Posted: Tue Apr 19, 2005 12:52 pm
by whipme
That's very strange indeed, Tom's got the Pentium D up to 4 gig on water
cooling with 20x200. they did say however that the system is not
very stable above 3.8
but i have just realised how they bugged the scores,
they used terrible timings on their RAM!
at 667 they had timings of 5.0-5-5-10, which must have quite an impact
in some of the tests. anyway, just me ranting.
Posted: Tue Apr 19, 2005 1:53 pm
by Apoptosis
I am by no means saying that this was done, but often many sites take a processor score and use simple math to get the next processors performance levels based off the previous ones. Something else to think about.
Posted: Sun Apr 24, 2005 11:40 am
by Duke3d87
you cant oc the bus higher right? From the way it seems, you have an Intel board without some of the more advanced options? I really want to see people overclock the FSB of the Pentium D. I was talking to my friend about HT about a year or two ago when the 2.4C was an extremely popular and he was proud of his fathers Shuttle SFF. He was saying that the reason why HT decreases performance while video editing is because there is so much data being sent through the front side bus that HT will actually bottleneck that.
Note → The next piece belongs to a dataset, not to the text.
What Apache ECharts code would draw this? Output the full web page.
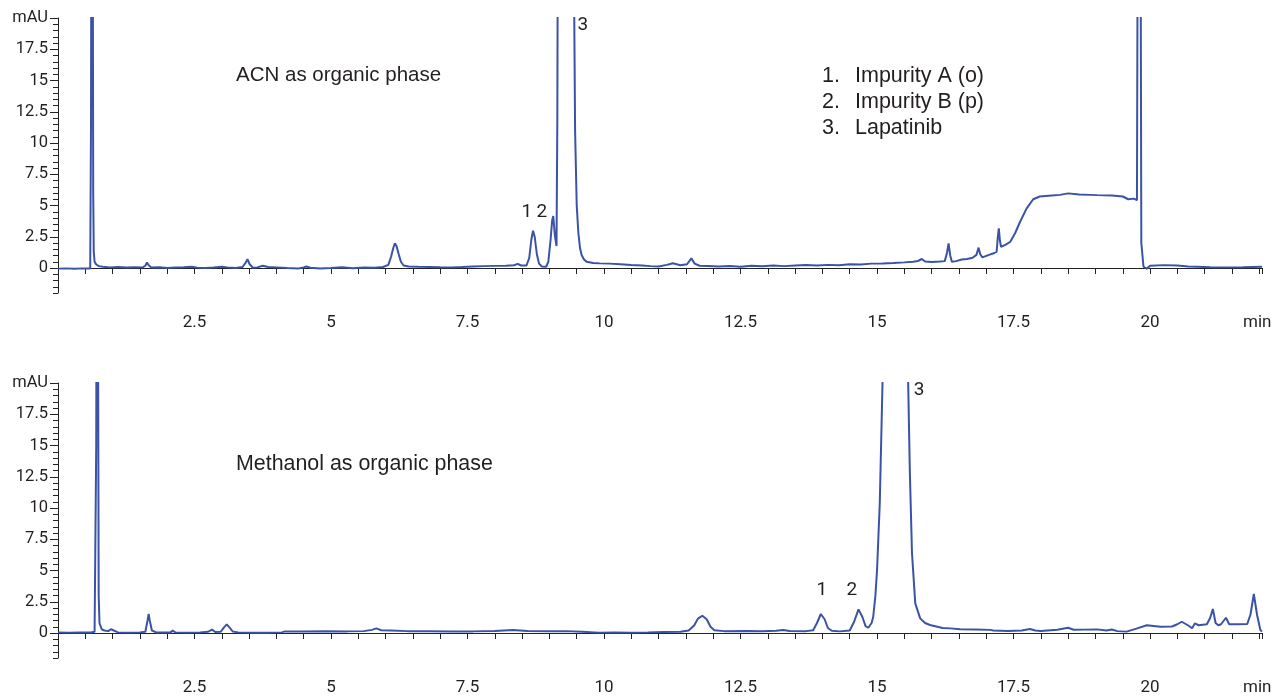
<!DOCTYPE html>
<html>
<head>
<meta charset="utf-8">
<script src="https://cdn.jsdelivr.net/npm/echarts@6/dist/echarts.min.js"></script>
<style>
html,body{margin:0;padding:0;background:#fff;}
#chart{width:1273px;height:696px;}
</style>
</head>
<body>
<div id="chart"></div>
<script>
// ---- data ----
const acnTime = [0.00,0.15,0.30,0.45,0.59,0.605,0.615,0.625,0.635,0.645,0.655,0.67,0.70,0.75,0.82,0.95,1.10,1.25,1.40,1.55,1.60,1.63,1.66,1.71,1.85,2.00,2.15,2.30,2.45,2.55,2.70,2.85,3.00,3.10,3.25,3.38,3.44,3.47,3.51,3.57,3.65,3.75,3.85,4.00,4.20,4.40,4.50,4.55,4.62,4.80,5.00,5.20,5.40,5.60,5.80,5.95,6.05,6.10,6.14,6.17,6.20,6.24,6.28,6.33,6.42,6.60,6.80,7.00,7.20,7.40,7.60,7.80,8.00,8.20,8.35,8.42,8.48,8.58,8.63,8.67,8.70,8.73,8.77,8.81,8.86,8.94,8.98,9.02,9.05,9.07,9.10,9.13,9.145,9.16,9.30,9.44,9.455,9.47,9.50,9.53,9.56,9.59,9.63,9.68,9.80,9.92,10.10,10.30,10.50,10.70,10.85,11.00,11.15,11.26,11.40,11.52,11.60,11.66,11.75,11.90,12.10,12.30,12.50,12.70,12.90,13.10,13.30,13.50,13.70,13.90,14.10,14.30,14.50,14.70,14.90,15.10,15.30,15.50,15.66,15.75,15.82,15.88,16.00,16.15,16.24,16.28,16.31,16.34,16.37,16.45,16.55,16.65,16.75,16.82,16.86,16.89,16.93,17.05,17.15,17.19,17.21,17.23,17.25,17.27,17.35,17.44,17.53,17.62,17.74,17.86,17.98,18.20,18.35,18.50,18.70,18.90,19.03,19.30,19.50,19.60,19.70,19.76,19.775,19.80,19.825,19.84,19.88,19.94,20.00,20.25,20.50,20.70,20.86,21.10,21.40,21.70,22.05];
const acnSignal = [-0.05,-0.03,-0.06,-0.03,-0.04,12,40,48,30,6,1.3,0.5,0.28,0.15,0.1,0.05,0.08,0.04,0.06,0.05,0.18,0.45,0.22,0.04,0.06,0.0,0.04,0.06,0.1,0.03,0.0,0.04,0.1,0.05,0.0,0.08,0.45,0.7,0.3,0.02,0.05,0.18,0.08,0.05,0.0,-0.04,0.05,0.12,0.02,-0.04,0.0,0.06,-0.02,0.04,0.02,0.08,0.25,0.9,1.6,1.97,1.75,1.1,0.5,0.2,0.12,0.1,0.08,0.06,0.05,0.08,0.12,0.15,0.17,0.18,0.22,0.33,0.2,0.2,0.8,2.3,2.98,2.5,1.1,0.35,0.12,0.1,0.5,2.2,3.8,4.16,2.6,1.76,12,40,150,40,20,11,5,2.8,1.6,1.04,0.7,0.5,0.4,0.37,0.35,0.3,0.24,0.2,0.15,0.12,0.25,0.38,0.22,0.3,0.77,0.35,0.18,0.16,0.12,0.16,0.1,0.18,0.14,0.2,0.15,0.2,0.24,0.2,0.25,0.22,0.3,0.28,0.35,0.36,0.4,0.45,0.5,0.56,0.72,0.52,0.48,0.52,0.55,1.2,1.97,1.0,0.5,0.55,0.68,0.72,0.82,1.05,1.63,1.1,0.85,1.05,1.2,1.3,2.4,3.17,2.2,1.7,1.85,2.1,2.8,3.7,4.77,5.5,5.72,5.8,5.85,5.97,5.88,5.85,5.83,5.8,5.72,5.5,5.55,5.43,30,45,30,2,0.1,-0.05,0.18,0.23,0.2,0.12,0.1,0.06,0.05,0.06,0.1];

const meohTime = [0.00,0.20,0.40,0.60,0.67,0.70,0.715,0.73,0.745,0.76,0.80,0.85,0.88,0.92,0.97,1.00,1.10,1.30,1.50,1.60,1.64,1.66,1.68,1.72,1.80,2.00,2.06,2.10,2.15,2.40,2.60,2.75,2.82,2.88,2.98,3.04,3.09,3.14,3.20,3.30,3.60,3.90,4.10,4.15,4.50,4.90,5.30,5.60,5.75,5.83,5.92,6.10,6.40,6.80,7.20,7.60,8.00,8.33,8.60,9.00,9.30,9.60,9.90,10.20,10.50,10.80,11.10,11.40,11.55,11.65,11.72,11.80,11.88,11.95,12.02,12.20,12.60,12.90,13.15,13.28,13.40,13.70,13.83,13.90,13.97,14.04,14.10,14.17,14.32,14.50,14.58,14.66,14.73,14.79,14.84,14.90,14.93,14.97,15.00,15.05,15.10,15.20,15.35,15.50,15.57,15.60,15.64,15.70,15.79,15.88,15.97,16.20,16.34,16.52,16.80,17.07,17.13,17.40,17.65,17.80,17.90,18.00,18.30,18.50,18.60,18.80,19.03,19.20,19.30,19.40,19.57,19.75,19.94,20.19,20.40,20.50,20.58,20.70,20.77,20.82,20.89,21.04,21.10,21.15,21.20,21.25,21.30,21.39,21.45,21.60,21.78,21.84,21.90,21.96,22.02,22.05];
const meohSignal = [0.05,0.03,0.05,0.04,0.1,15,45,30,3,0.8,0.3,0.2,0.3,0.15,0.3,0.15,0.05,0.03,0.05,0.1,1.0,1.52,1.0,0.2,0.05,0.05,0.05,0.19,0.05,0.03,0.05,0.1,0.27,0.08,0.1,0.45,0.69,0.45,0.12,0.05,0.02,0.03,0.05,0.13,0.12,0.14,0.13,0.15,0.25,0.37,0.22,0.2,0.15,0.14,0.13,0.13,0.16,0.24,0.16,0.15,0.15,0.1,0.03,0.05,0.03,0.05,0.08,0.1,0.2,0.6,1.15,1.38,1.1,0.5,0.22,0.15,0.16,0.14,0.18,0.24,0.16,0.15,0.22,0.8,1.52,1.1,0.4,0.18,0.13,0.2,0.9,1.89,1.3,0.55,0.42,0.8,1.3,3,5.04,10.4,20,60,150,60,20,13,6.4,2.37,1.17,0.8,0.64,0.4,0.37,0.3,0.28,0.25,0.2,0.16,0.2,0.32,0.2,0.16,0.26,0.42,0.26,0.27,0.29,0.2,0.28,0.15,0.11,0.35,0.62,0.5,0.52,0.7,0.9,0.6,0.38,0.77,0.62,0.7,1.2,1.92,0.8,0.62,0.7,1.22,0.7,0.7,0.72,1.5,3.12,1.44,0.24,0.11];

const yTickValues = [0,2.5,5,7.5,10,12.5,15,17.5,20];
const panelTitles = ['ACN as organic phase','Methanol as organic phase'];
const legendNumbers = ['1.','2.','3.'];
const legendNames = ['Impurity A (o)','Impurity B (p)','Lapatinib'];
const acnPeakLabels = [['1',8.585,4.48],['2',8.86,4.48],['3',9.61,19.4]];
const meohPeakLabels = [['1',13.99,3.44],['2',14.54,3.44],['3',15.77,19.4]];

// ---- chart ----
const TXT = '#231f20';
const LINE = '#3a53a6';
const chart = echarts.init(document.getElementById('chart'));

function zip(a,b){ return a.map((t,i)=>[t,b[i]]); }

const grids = [
  {left:58, right:11, top:18, height:275},
  {left:58, right:11, top:383, height:275}
];

const xAxes = [0,1].map(i=>({
  gridIndex:i, type:'value', min:0, max:22.05, interval:0.5,
  axisLine:{show:true, lineStyle:{color:'#222', width:1}},
  axisTick:{show:true, length:6, lineStyle:{color:'#222', width:1}},
  axisLabel:{
    margin:21, fontSize:17, color:TXT, fontFamily:'Roboto, sans-serif',
    formatter:v=>{
      const r=v/2.5;
      return (v>0 && v<22 && Math.abs(r-Math.round(r))<1e-6) ? String(v) : '';
    }
  },
  splitLine:{show:false}
}));

const yAxes = [];
[0,1].forEach(i=>{
  yAxes.push({
    gridIndex:i, type:'value', min:-2, max:20, position:'left',
    axisLine:{show:true, lineStyle:{color:'#222', width:1}},
    axisTick:{show:true, length:8, customValues:yTickValues, lineStyle:{color:'#222', width:1}},
    axisLabel:{customValues:yTickValues, margin:10, fontSize:16.5, color:TXT, fontFamily:'Roboto, sans-serif',
      formatter:v=> v===20 ? 'mAU' : String(v)},
    splitLine:{show:false}
  });
  yAxes.push({
    gridIndex:i, type:'value', min:-2, max:20, interval:0.5, position:'left',
    axisLine:{show:false},
    axisTick:{show:true, length:5, lineStyle:{color:'#222', width:1}},
    axisLabel:{show:false},
    splitLine:{show:false}
  });
});

function peakMarks(list){
  return {
    symbol:'rect', symbolSize:1, itemStyle:{color:'rgba(0,0,0,0)'},
    label:{show:true, position:'inside', formatter:'{b}', color:TXT, fontSize:19, fontFamily:'Roboto, sans-serif'},
    data:list.map(p=>({name:p[0], coord:[p[1],p[2]]}))
  };
}

const series = [
  {type:'line', xAxisIndex:0, yAxisIndex:0, data:zip(acnTime,acnSignal), showSymbol:false, symbol:'none',
   clip:true, lineStyle:{color:LINE, width:2}, markPoint:peakMarks(acnPeakLabels), silent:true},
  {type:'line', xAxisIndex:1, yAxisIndex:2, data:zip(meohTime,meohSignal), showSymbol:false, symbol:'none',
   clip:true, lineStyle:{color:LINE, width:2}, markPoint:peakMarks(meohPeakLabels), silent:true}
];

const titleFonts = ['20.5px "Liberation Sans", Arial, sans-serif','21.4px "Liberation Sans", Arial, sans-serif'];
const legendFont = '21.5px "Liberation Sans", Arial, sans-serif';
const graphic = [];
graphic.push({type:'text', x:236, y:75, style:{text:panelTitles[0], font:titleFonts[0], fill:TXT, textVerticalAlign:'middle'}});
graphic.push({type:'text', x:236, y:464, style:{text:panelTitles[1], font:titleFonts[1], fill:TXT, textVerticalAlign:'middle'}});
legendNumbers.forEach((n,k)=>{
  graphic.push({type:'text', x:822, y:76+26*k, style:{text:n, font:legendFont, fill:TXT, textVerticalAlign:'middle'}});
  graphic.push({type:'text', x:855, y:76+26*k, style:{text:legendNames[k], font:legendFont, fill:TXT, textVerticalAlign:'middle'}});
});
graphic.push({type:'text', x:1243, y:323, style:{text:'min', font:'17px Roboto, sans-serif', fill:TXT, textVerticalAlign:'middle'}});
graphic.push({type:'text', x:1243, y:688, style:{text:'min', font:'17px Roboto, sans-serif', fill:TXT, textVerticalAlign:'middle'}});

chart.setOption({
  animation:false,
  backgroundColor:'#fff',
  grid:grids, xAxis:xAxes, yAxis:yAxes, series:series, graphic:graphic
});
</script>
</body>
</html>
So, based on that, I would like to see people overclock the front side bus of the Pentium D really high. In theory, performance would increase tremendously because right now, it looks lie the FSB is being shared by two cores. So in theory, each core can get say 3.2 GB/sec which is that of the original Pentium 4. When they increased the FSB, performance dramatically increased. This just shows that with multi cores, the world needs faster FSBs and faster ram and integrated memory controller. If Intel had used the integrated memory controller, its DDR2 performance should be a bit better. They would also be able to give each core more bandwith and you would most likely see much greater performance.
Posted: Tue Jul 26, 2005 3:10 pm
by asudie5
hey have u tried a vapor cooling system that they are selling at
http://www.crazypc.com. i have 1 and the get my overclocked Intel EE into the -10 Farienheit
Posted: Tue Jul 26, 2005 3:22 pm
by Apoptosis
Capper owns one
Posted: Tue Jul 26, 2005 7:09 pm
by LVCapo
I've been running the Pentium D 840 EE at 3.84 24/7 (Idles at -48, load temp -42). I was running at 4GHz, but it would crash during benchmarking. I'll try maxing things out again today and posting some results
Posted: Tue Jul 26, 2005 7:24 pm
by LVCapo
I can run windows okay at 200x20, but cannot run any Futuremark benches or Aquamark 3....Sandra and Everest run fine though. system locks up, single beep, and reboots after 10-15 minutes. I really have a hard time believing anyone who says they can run it over 3.8 stable on an unmodded board without extreme cooling.
Posted: Sun Jul 31, 2005 12:36 am
by Osakr
if intel really wanted to keep up with amd they would actually support dual channel memory to get tru dual core benefits.